• [YOUR GOAL]: Reproduce, character for character, the lines below from the first through the one with "t.textContent=y;". Leave pictures out.

• [DATA EXTRACT]:
--- Begin ---

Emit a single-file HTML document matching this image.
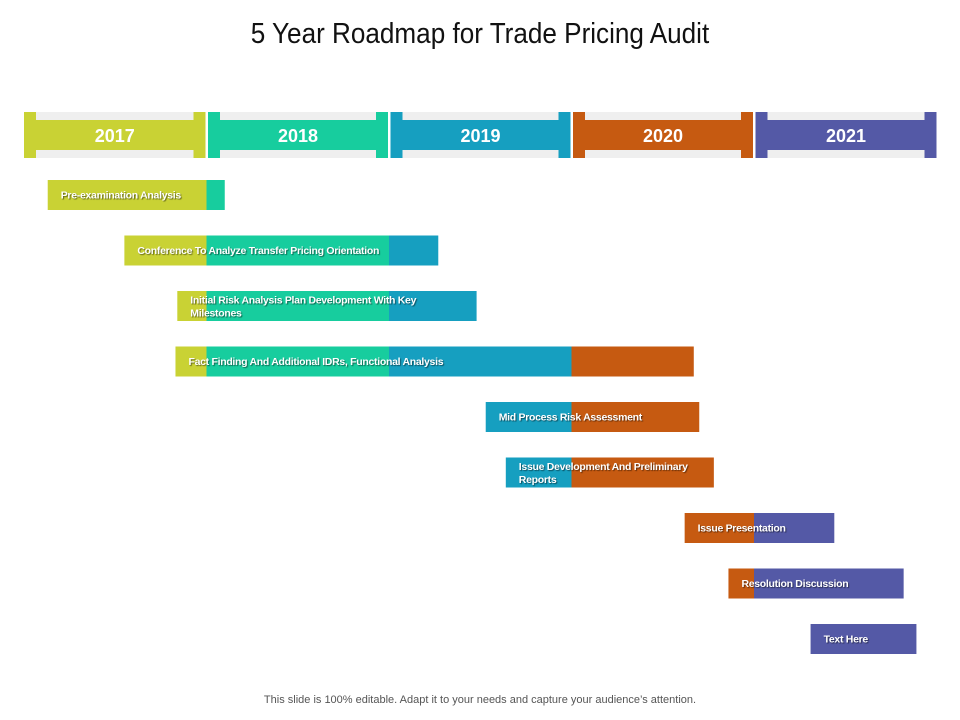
<!DOCTYPE html>
<html><head><meta charset="utf-8"><style>
body{margin:0;background:#fff;width:960px;height:720px;overflow:hidden;font-family:"Liberation Sans",sans-serif}
.title{position:absolute;left:0;top:18px;width:960px;text-align:center;font-size:29px;color:#111;transform:scaleX(0.9)}
.foot{position:absolute;left:0;top:694px;width:960px;text-align:center;font-size:11px;color:#555}
</style></head><body>
<div class="title">5 Year Roadmap for Trade Pricing Audit</div>
<svg id="chart" width="960" height="720" style="position:absolute;left:0;top:0"></svg>
<div class="foot">This slide is 100% editable. Adapt it to your needs and capture your audience’s attention.</div>
<script>
const years=["2017","2018","2019","2020","2021"];
const yearColors=["#c9d234","#17cd9e","#169fc0","#c65a11","#5459a6"];
const taskLabels=[["Pre-examination Analysis"],["Conference To Analyze Transfer Pricing Orientation"],["Initial Risk Analysis Plan Development With Key","Milestones"],["Fact Finding And Additional IDRs, Functional Analysis"],["Mid Process Risk Assessment"],["Issue Development And Preliminary","Reports"],["Issue Presentation"],["Resolution Discussion"],["Text Here"]];
const taskStart=[2017.13,2017.55,2017.84,2017.83,2019.53,2019.64,2020.62,2020.86,2021.31];
const taskEnd=[2018.10,2019.27,2019.48,2020.67,2020.70,2020.78,2021.44,2021.82,2021.89];
const NS="http://www.w3.org/2000/svg";
const svg=document.getElementById('chart');
const x0=24,yw=182.5;
const xs=v=>x0+(v-2017)*yw;
function mk(t,a){const e=document.createElementNS(NS,t);for(const k in a)e.setAttribute(k,a[k]);svg.appendChild(e);return e;}
years.forEach((y,i)=>{
  const l=xs(2017+i)+(i?1.5:0), r=xs(2018+i)-(i<4?1:0);
  const g=mk('rect',{x:l,y:112,width:r-l,height:46,fill:yearColors[i]});
  
  
  mk('rect',{x:l+12,y:112,width:r-l-24,height:8,fill:'#efefef'});
  mk('rect',{x:l+12,y:150,width:r-l-24,height:8,fill:'#efefef'});
  const t=mk('text',{x:(l+r)/2,y:142,'text-anchor':'middle',fill:'#fff','font-size':18,'font-weight':'bold','font-family':'Liberation Sans, sans-serif'});
  t.textContent=y;
  
  
});
taskStart.forEach((s,i)=>{
  const e=taskEnd[i], top=180+i*55.5;
  for(let k=0;k<5;k++){
    const a=Math.max(s,2017+k), b=Math.min(e,2018+k);
    if(b>a){
      const r=mk('rect',{x:xs(a),y:top,width:xs(b)-xs(a),height:30,fill:yearColors[k]});
      
      
    }
  }
  const lines=taskLabels[i];
  lines.forEach((ln,j)=>{
    const ty=lines.length===1?top+18.5:top+12.5+j*13;
    const t=mk('text',{x:xs(s)+13,y:ty,fill:'#fff','font-size':10.5,'font-weight':'bold','font-family':'Liberation Sans Narrow, Liberation Sans, sans-serif',style:'text-shadow:1px 1px 1px rgba(0,0,0,0.5)','letter-spacing':'-0.3'});
    t.textContent=ln;
    
    
  });
});
</script>
</body></html>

--- End ---

• [THE RESULT]:
Emit a single-file HTML document matching this image.
<!DOCTYPE html>
<html><head><meta charset="utf-8"><style>
body{margin:0;background:#fff;width:960px;height:720px;overflow:hidden;font-family:"Liberation Sans",sans-serif}
.title{position:absolute;left:0;top:18px;width:960px;text-align:center;font-size:29px;color:#111;transform:scaleX(0.9)}
.foot{position:absolute;left:0;top:694px;width:960px;text-align:center;font-size:11px;color:#555}
</style></head><body>
<div class="title">5 Year Roadmap for Trade Pricing Audit</div>
<svg id="chart" width="960" height="720" style="position:absolute;left:0;top:0"></svg>
<div class="foot">This slide is 100% editable. Adapt it to your needs and capture your audience’s attention.</div>
<script>
const years=["2017","2018","2019","2020","2021"];
const yearColors=["#c9d234","#17cd9e","#169fc0","#c65a11","#5459a6"];
const taskLabels=[["Pre-examination Analysis"],["Conference To Analyze Transfer Pricing Orientation"],["Initial Risk Analysis Plan Development With Key","Milestones"],["Fact Finding And Additional IDRs, Functional Analysis"],["Mid Process Risk Assessment"],["Issue Development And Preliminary","Reports"],["Issue Presentation"],["Resolution Discussion"],["Text Here"]];
const taskStart=[2017.13,2017.55,2017.84,2017.83,2019.53,2019.64,2020.62,2020.86,2021.31];
const taskEnd=[2018.10,2019.27,2019.48,2020.67,2020.70,2020.78,2021.44,2021.82,2021.89];
const NS="http://www.w3.org/2000/svg";
const svg=document.getElementById('chart');
const x0=24,yw=182.5;
const xs=v=>x0+(v-2017)*yw;
function mk(t,a){const e=document.createElementNS(NS,t);for(const k in a)e.setAttribute(k,a[k]);svg.appendChild(e);return e;}
years.forEach((y,i)=>{
  const l=xs(2017+i)+(i?1.5:0), r=xs(2018+i)-(i<4?1:0);
  const g=mk('rect',{x:l,y:112,width:r-l,height:46,fill:yearColors[i]});
  
  
  mk('rect',{x:l+12,y:112,width:r-l-24,height:8,fill:'#efefef'});
  mk('rect',{x:l+12,y:150,width:r-l-24,height:8,fill:'#efefef'});
  const t=mk('text',{x:(l+r)/2,y:142,'text-anchor':'middle',fill:'#fff','font-size':18,'font-weight':'bold','font-family':'Liberation Sans, sans-serif'});
  t.textContent=y;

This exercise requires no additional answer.